Judge denies former Lee County deputy’s ‘stand your ground’ defense

Reporter: Morgan Rynor Writer: Jackie Winchester
Published: Updated:
Sergio Perez, 60, took the stand during a June hearing to describe the events of day his son Ramon died. (Credit: WINK News)

Tensions multiplied in the courtroom on day two of former Lee County deputy Sergio Perez’s hearing asking the judge to dismiss the case entirely based on the “stand your ground” law.

The defense asked Judge L. Frank Porter to ignore the fact that Perez is a former law enforcement officer and treat him like any other human being.

The judge denied the motion, sending the case to trial on a manslaughter charge.

Perez, 60, took the stand Tuesday, speaking about the good and bad that was his son Ramon. He said Ramon, 33, was really good at playing opossum, good at acting, so he didn’t want to release him the day they got into a fight that ultimately cost Ramon his life. The medical examiner said Ramon died from vascular neck constraint after his father held his neck down for too long, a tactic taught to law enforcement officers like Perez to knock someone unconscious to allow time to restrain them.

The state used that against him, saying that if Perez said his son was like a opossum, that means he was unresponsive, and as a law enforcement officer, he should have known when someone is unresponsive, that means you stop restraining and apply aid.

The state asked again, was Ramon unresponsive the day he died?

Perez said yes.

During his testimony, Perez said he stopped by his mother’s house in Cape Coral, where his son lived, on that fateful day, Aug. 13, 2019.

“He gets up in my face and he’s like, ‘M-F (sic), I’m not gonna use a gun on you, I’m not gonna pull a gun on you today, I’m gonna f****** kill you with my bare hands,’ and he back slaps me in the stomach.”

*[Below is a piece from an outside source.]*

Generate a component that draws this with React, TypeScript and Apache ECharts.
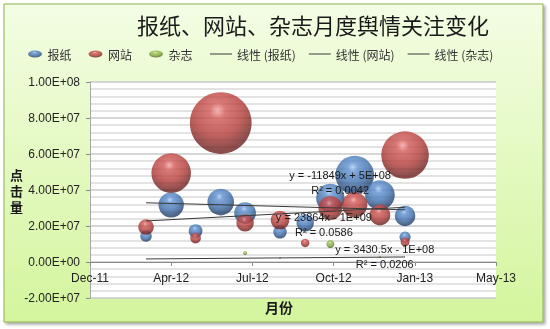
import React, { useEffect, useRef } from 'react';
import * as echarts from 'echarts';

const chartTitle = '报纸、网站、杂志月度舆情关注变化';
const seriesNames = ['报纸', '网站', '杂志'];
const trendNames = ['线性 (报纸)', '线性 (网站)', '线性 (杂志)'];
const xAxisName = '月份';
const yAxisName = '点击量';

// bubble dates and values (value also drives bubble width, as in the source)
const newspaperDates = ['2012-03-01', '2012-04-01', '2012-05-01', '2012-06-01', '2012-07-01', '2012-08-13', '2012-09-13', '2012-10-14', '2012-11-13', '2012-12-14', '2013-01-14', '2013-01-14'];
const newspaperValues = [14.4e6, 31.7e6, 17.2e6, 33.3e6, 27.2e6, 16.7e6, 21.7e6, 35.6e6, 48.3e6, 37.2e6, 25.6e6, 13.9e6];
const websiteDates = ['2012-03-01', '2012-04-01', '2012-05-01', '2012-06-01', '2012-07-01', '2012-08-13', '2012-09-13', '2012-10-14', '2012-11-13', '2012-12-14', '2013-01-14', '2013-01-14'];
const websiteValues = [19.4e6, 49.4e6, 13.3e6, 77.2e6, 21.7e6, 23.3e6, 10.6e6, 30.0e6, 31.7e6, 26.1e6, 59.4e6, 11.1e6];
const magazineDates = ['2012-07-01', '2012-08-13', '2012-10-14', '2012-12-14'];
const magazineValues = [5.0e6, 2.2e6, 10.0e6, 2.8e6];

// linear trend lines: values at first and last date
const trendDates = ['2012-03-01', '2013-01-14'];
const newspaperTrend = [32.9e6, 29.0e6];
const websiteTrend = [22.8e6, 30.4e6];
const magazineTrend = [1.7e6, 2.8e6];
const trendEquations = ['y = -11849x + 5E+08', 'y = 23864x - 1E+09', 'y = 3430.5x - 1E+08'];
const trendR2 = ['R² = 0.0042', 'R² = 0.0586', 'R² = 0.0206'];
const trendLabelDates = ['2012-10-26', '2012-10-06', '2012-12-20'];
const trendLabelValues = [44.2e6, 21.1e6, 3.06e6];

// axes (x in Excel date serials)
const xMin = 40900;
const xMax = 41400;
const xInterval = 100;
const yMin = -2e7;
const yMax = 1e8;
const yInterval = 2e7;
const monthNames = ['Jan', 'Feb', 'Mar', 'Apr', 'May', 'Jun', 'Jul', 'Aug', 'Sep', 'Oct', 'Nov', 'Dec'];

const EPOCH = Date.UTC(1899, 11, 30);
const toSerial = (s: string) => {
  const [y, m, d] = s.split('-').map(Number);
  return Math.round((Date.UTC(y, m - 1, d) - EPOCH) / 86400000);
};
const fmtMonth = (v: number) => {
  const dt = new Date(EPOCH + v * 86400000);
  return monthNames[dt.getUTCMonth()] + '-' + String(dt.getUTCFullYear() % 100).padStart(2, '0');
};
const sci = (v: number) => {
  if (v === 0) return '0.00E+00';
  const [m, e] = v.toExponential(2).split('e');
  const n = Number(e);
  return m + 'E' + (n < 0 ? '-' : '+') + String(Math.abs(n)).padStart(2, '0');
};

const ball = (hi: string, mid: string, base: string, dark: string) => ({
  type: 'radial', x: 0.45, y: 0.3, r: 0.72,
  colorStops: [
    { offset: 0, color: hi },
    { offset: 0.18, color: mid },
    { offset: 0.55, color: base },
    { offset: 0.88, color: dark },
    { offset: 1, color: dark },
  ],
});

const palette = [
  ball('#a9cdf5', '#5f90cf', '#3f70ad', '#223f69'),
  ball('#f3a3a1', '#d05855', '#b43c39', '#6e2220'),
  ball('#dcefa8', '#a2c35e', '#86a843', '#546f24'),
];

const toPoints = (dates: string[], values: number[]) =>
  dates.map((d, i) => [toSerial(d), values[i]]).sort((a, b) => b[1] - a[1]);

const GRID_TOP = 82;
const GRID_BOTTOM = 31;
const CHART_H = 329;

const App: React.FC = () => {
  const ref = useRef<HTMLDivElement>(null);
  useEffect(() => {
    if (!ref.current) return;
    const chart = echarts.init(ref.current, undefined, { renderer: 'svg' });
    const bubbleData = [
      toPoints(newspaperDates, newspaperValues),
      toPoints(websiteDates, websiteValues),
      toPoints(magazineDates, magazineValues),
    ];
    const trends = [newspaperTrend, websiteTrend, magazineTrend];
    const textFont = '"Liberation Sans", Arial, sans-serif';
    const cjkFont = '"Noto Sans CJK SC", "Liberation Sans", sans-serif';
    // place the x axis on y = 0 (Excel crosses at zero)
    const plotH = CHART_H - GRID_TOP - GRID_BOTTOM;
    const zeroOffset = -((0 - yMin) / (yMax - yMin)) * plotH;

    const bubbleSeries = seriesNames.map((name, i) => ({
      type: 'scatter',
      name,
      data: bubbleData[i],
      symbolSize: (v: number[]) => (v[1] / 1e6) * 0.8,
      itemStyle: { color: palette[i] },
      z: 3,
    }));

    const trendSeries = trendNames.map((name, i) => ({
      type: 'line',
      name,
      data: trendDates.map((d, j) => [toSerial(d), trends[i][j]]),
      symbol: 'none',
      color: '#3a3a3a',
      lineStyle: { color: '#3a3a3a', width: 1 },
      itemStyle: { color: '#3a3a3a' },
      z: 4,
      markPoint: {
        silent: true,
        symbol: 'circle',
        symbolSize: 0,
        data: [{ coord: [toSerial(trendLabelDates[i]), trendLabelValues[i]] }],
        label: {
          show: true,
          position: 'inside',
          formatter: trendEquations[i] + '\n' + trendR2[i],
          color: '#1a1a1a',
          fontSize: 11,
          lineHeight: 15,
          fontFamily: textFont,
          align: 'center',
        },
      },
    }));

    chart.setOption({
      animation: false,
      title: {
        text: chartTitle,
        left: 132,
        top: 8,
        textStyle: { fontSize: 22, fontWeight: 'normal', color: '#1a1a1a', fontFamily: cjkFont },
      },
      graphic: [
        {
          type: 'rect',
          z: -10,
          silent: true,
          shape: { x: 4, y: 4, width: 539, height: 318 },
          style: {
            fill: new echarts.graphic.LinearGradient(0, 0, 0, 1, [
              { offset: 0, color: '#f3fde4' },
              { offset: 1, color: '#d4f59d' },
            ]),
            stroke: '#8fb04e',
            lineWidth: 1,
            shadowBlur: 3,
            shadowOffsetX: 2,
            shadowOffsetY: 2,
            shadowColor: 'rgba(0,0,0,0.35)',
          },
        },
      ],
      legend: [
        {
          data: seriesNames,
          left: 23,
          top: 43,
          itemWidth: 15,
          itemHeight: 7,
          itemGap: 17,
          icon: 'path://M0,4a8,4 0 1,0 16,0a8,4 0 1,0 -16,0z',
          textStyle: { fontSize: 12, color: '#333', fontFamily: cjkFont },
          selectedMode: false,
        },
        {
          data: trendNames.map((n) => ({ name: n, icon: 'rect' })),
          left: 205,
          top: 43,
          itemWidth: 22,
          itemHeight: 1,
          itemGap: 13,
          textStyle: { fontSize: 12, color: '#333', fontFamily: cjkFont },
          selectedMode: false,
        },
      ],
      grid: {
        left: 90,
        right: 54,
        top: GRID_TOP,
        bottom: GRID_BOTTOM,
        show: true,
        backgroundColor: '#ffffff',
        borderWidth: 0,
        containLabel: false,
        outerBoundsMode: 'none',
      },
      xAxis: {
        type: 'value',
        position: 'bottom',
        offset: zeroOffset,
        min: xMin,
        max: xMax,
        interval: xInterval,
        name: xAxisName,
        nameLocation: 'middle',
        nameGap: 38,
        nameMoveOverlap: false,
        nameTextStyle: { fontSize: 14, fontWeight: 'bold', color: '#1a1a1a', fontFamily: cjkFont, padding: [0, 28, 0, 0] },
        axisLine: { onZero: false, lineStyle: { color: '#8a8a8a' } },
        axisTick: { show: true, length: 4, lineStyle: { color: '#8a8a8a' } },
        axisLabel: { formatter: (v: number) => fmtMonth(v), fontSize: 12, color: '#222', fontFamily: textFont, margin: 10, showMinLabel: true, showMaxLabel: true },
        splitLine: { show: false },
      },
      yAxis: {
        type: 'value',
        min: yMin,
        max: yMax,
        interval: yInterval,
        name: yAxisName.split('').join('\n'),
        nameLocation: 'middle',
        nameRotate: 0,
        nameGap: 67,
        nameMoveOverlap: false,
        nameTextStyle: { fontSize: 13, fontWeight: 'bold', color: '#1a1a1a', fontFamily: cjkFont, lineHeight: 16 },
        axisLine: { show: true, lineStyle: { color: '#a8a8a8' } },
        axisTick: { show: true, length: 4, lineStyle: { color: '#8a8a8a' } },
        axisLabel: { formatter: (v: number) => sci(v), fontSize: 12, color: '#222', fontFamily: textFont, margin: 10 },
        splitLine: { show: true, lineStyle: { color: '#c8c8c8', width: 1.5 } },
        minorTick: { show: false, splitNumber: 5 },
        minorSplitLine: { show: true, lineStyle: { color: '#dadada', width: 1.5 } },
      },
      series: [...bubbleSeries, ...trendSeries],
    });
    return () => chart.dispose();
  }, []);
  return (
    <div
      ref={ref}
      style={{ position: 'fixed', left: 0, top: 0, width: 550, height: 329 }}
    />
  );
};

export default App;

Perez said he continued to urge Ramon to stop.

“With his left hand, he’s going like this, trying to gouge my eyes out.”

The state used his own arguments against him.

“According to your testimony today, that he wasn’t going to use any guns, he was going to use his fists. So you weren’t concerned about the guns, correct?”

Perez said no.

Prosecutors questioned that with all of Perez’s decades of continuous training in law enforcement, how did he not know to release his constrain and render aid?

“I didn’t know Ramon was dead, sir,” Perez replied.

“You didn’t know he was dead?”

“No, sir.”

“The first thing you say to the officer after you’re yelling for help was ‘I don’t know if he’s alive or not,'” the prosecutor said.

The state continued to push.

“You knew at some point he wasn’t moving? Correct?”

“Yes, sir.”

“He wasn’t fighting? Correct?”

In closing, the state pointed out that the scene of the crime was in perfect condition, with no furniture pushed around and Ramon still in his flip-flops. If this was really an all-out fight for his life, why did the scene not match the defense?

The defense in its closing reiterated that it was Perez who was defending himself.

Witnesses testified to what Ramon was like when he started drinking and that any reasonable person would have done what Perez did. The judge said that will be up to a jury to decide.